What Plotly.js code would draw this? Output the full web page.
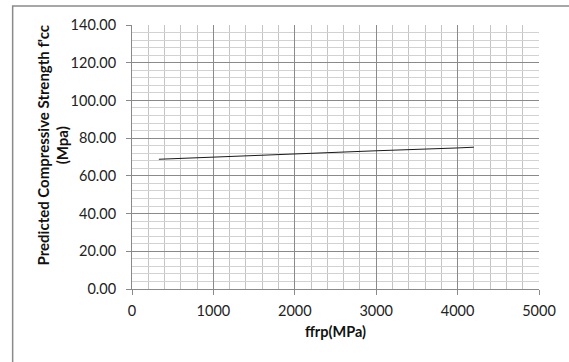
<!DOCTYPE html>
<html>
<head>
<meta charset="utf-8">
<script src="https://cdn.plot.ly/plotly-3.0.1.min.js"></script>
<style>html,body{margin:0;padding:0;background:#fff;}#chart{width:569px;height:362px;}</style>
</head>
<body>
<div id="chart"></div>
<script>
var ffrp = [330, 1000, 2000, 3000, 4000, 4200];
var fcc = [68.8, 70.0, 71.6, 73.3, 74.8, 75.2];
var xTickStep = 1000;
var xMinorStep = 200;
var yTickStep = 20;
var yMinorStep = 4;
var yTickFormat = '.2f';

var W = 569, H = 362, ml = 131.5, mr = 30, mt = 25, mb = 72.7;
var pw = W - ml - mr, ph = H - mt - mb;
function px(x){ return (x - ml) / pw; }
function py(y){ return (H - mb - y) / ph; }

var trace = {
  x: ffrp, y: fcc, type: 'scatter', mode: 'lines',
  line: {color: '#1a1a1a', width: 1}, hoverinfo: 'skip', showlegend: false
};

var layout = {
  width: W, height: H,
  margin: {l: ml, r: mr, t: mt, b: mb, pad: 0},
  paper_bgcolor: '#ffffff', plot_bgcolor: '#ffffff',
  font: {family: 'Lato, "Open Sans", sans-serif', size: 14.5, color: '#222'},
  xaxis: {
    range: [0, 5000], tickmode: 'linear', tick0: 0, dtick: xTickStep,
    showgrid: true, gridcolor: '#8a8a8a', gridwidth: 1,
    minor: {tickmode: 'linear', tick0: 0, dtick: xMinorStep, showgrid: true, gridcolor: '#c4c4c4', gridwidth: 1, ticks: ''},
    showline: true, linecolor: '#8a8a8a', linewidth: 1,
    ticks: 'outside', ticklen: 5, tickcolor: '#8a8a8a', tickwidth: 1,
    zeroline: false, ticklabelstandoff: 4,
    tickfont: {size: 14.5, color: '#222'},
    title: {text: '<b>ffrp(MPa)</b>', font: {size: 14.5, color: '#111'}, standoff: 8}
  },
  yaxis: {
    range: [0, 140], tickmode: 'linear', tick0: 0, dtick: yTickStep, tickformat: yTickFormat,
    showgrid: true, gridcolor: '#8a8a8a', gridwidth: 1,
    minor: {tickmode: 'linear', tick0: 0, dtick: yMinorStep, showgrid: true, gridcolor: '#d2d2d2', gridwidth: 1, ticks: ''},
    showline: true, linecolor: '#8a8a8a', linewidth: 1,
    ticks: 'outside', ticklen: 5, tickcolor: '#8a8a8a', tickwidth: 1,
    zeroline: false, ticklabelstandoff: 7,
    tickfont: {size: 14.5, color: '#222'}
  },
  annotations: [{
    xref: 'paper', yref: 'paper', x: px(52), y: py(146),
    text: "<b>Predicted Compressive Strength f'cc<br>(Mpa)</b>",
    showarrow: false, textangle: -90, xanchor: 'center', yanchor: 'middle',
    font: {size: 15, color: '#111'}
  }],
  shapes: [{
    type: 'rect', xref: 'paper', yref: 'paper',
    x0: px(12), x1: px(620), y0: py(420), y1: py(6),
    line: {color: '#8a8a8a', width: 1.5}, fillcolor: 'rgba(0,0,0,0)', layer: 'below'
  }]
};

Plotly.newPlot('chart', [trace], layout, {displayModeBar: false, staticPlot: true});
</script>
</body>
</html>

○ ○ ○ ○ ○ ○ ○

## What the exercise asks
Repeat the full listing above exactly, with no pictures in the copy.

## Problem solution
What Plotly.js code would draw this? Output the full web page.
<!DOCTYPE html>
<html>
<head>
<meta charset="utf-8">
<script src="https://cdn.plot.ly/plotly-3.0.1.min.js"></script>
<style>html,body{margin:0;padding:0;background:#fff;}#chart{width:569px;height:362px;}</style>
</head>
<body>
<div id="chart"></div>
<script>
var ffrp = [330, 1000, 2000, 3000, 4000, 4200];
var fcc = [68.8, 70.0, 71.6, 73.3, 74.8, 75.2];
var xTickStep = 1000;
var xMinorStep = 200;
var yTickStep = 20;
var yMinorStep = 4;
var yTickFormat = '.2f';

var W = 569, H = 362, ml = 131.5, mr = 30, mt = 25, mb = 72.7;
var pw = W - ml - mr, ph = H - mt - mb;
function px(x){ return (x - ml) / pw; }
function py(y){ return (H - mb - y) / ph; }

var trace = {
  x: ffrp, y: fcc, type: 'scatter', mode: 'lines',
  line: {color: '#1a1a1a', width: 1}, hoverinfo: 'skip', showlegend: false
};

var layout = {
  width: W, height: H,
  margin: {l: ml, r: mr, t: mt, b: mb, pad: 0},
  paper_bgcolor: '#ffffff', plot_bgcolor: '#ffffff',
  font: {family: 'Lato, "Open Sans", sans-serif', size: 14.5, color: '#222'},
  xaxis: {
    range: [0, 5000], tickmode: 'linear', tick0: 0, dtick: xTickStep,
    showgrid: true, gridcolor: '#8a8a8a', gridwidth: 1,
    minor: {tickmode: 'linear', tick0: 0, dtick: xMinorStep, showgrid: true, gridcolor: '#c4c4c4', gridwidth: 1, ticks: ''},
    showline: true, linecolor: '#8a8a8a', linewidth: 1,
    ticks: 'outside', ticklen: 5, tickcolor: '#8a8a8a', tickwidth: 1,
    zeroline: false, ticklabelstandoff: 4,
    tickfont: {size: 14.5, color: '#222'},
    title: {text: '<b>ffrp(MPa)</b>', font: {size: 14.5, color: '#111'}, standoff: 8}
  },
  yaxis: {
    range: [0, 140], tickmode: 'linear', tick0: 0, dtick: yTickStep, tickformat: yTickFormat,
    showgrid: true, gridcolor: '#8a8a8a', gridwidth: 1,
    minor: {tickmode: 'linear', tick0: 0, dtick: yMinorStep, showgrid: true, gridcolor: '#d2d2d2', gridwidth: 1, ticks: ''},
    showline: true, linecolor: '#8a8a8a', linewidth: 1,
    ticks: 'outside', ticklen: 5, tickcolor: '#8a8a8a', tickwidth: 1,
    zeroline: false, ticklabelstandoff: 7,
    tickfont: {size: 14.5, color: '#222'}
  },
  annotations: [{
    xref: 'paper', yref: 'paper', x: px(52), y: py(146),
    text: "<b>Predicted Compressive Strength f'cc<br>(Mpa)</b>",
    showarrow: false, textangle: -90, xanchor: 'center', yanchor: 'middle',
    font: {size: 15, color: '#111'}
  }],
  shapes: [{
    type: 'rect', xref: 'paper', yref: 'paper',
    x0: px(12), x1: px(620), y0: py(420), y1: py(6),
    line: {color: '#8a8a8a', width: 1.5}, fillcolor: 'rgba(0,0,0,0)', layer: 'below'
  }]
};

Plotly.newPlot('chart', [trace], layout, {displayModeBar: false, staticPlot: true});
</script>
</body>
</html>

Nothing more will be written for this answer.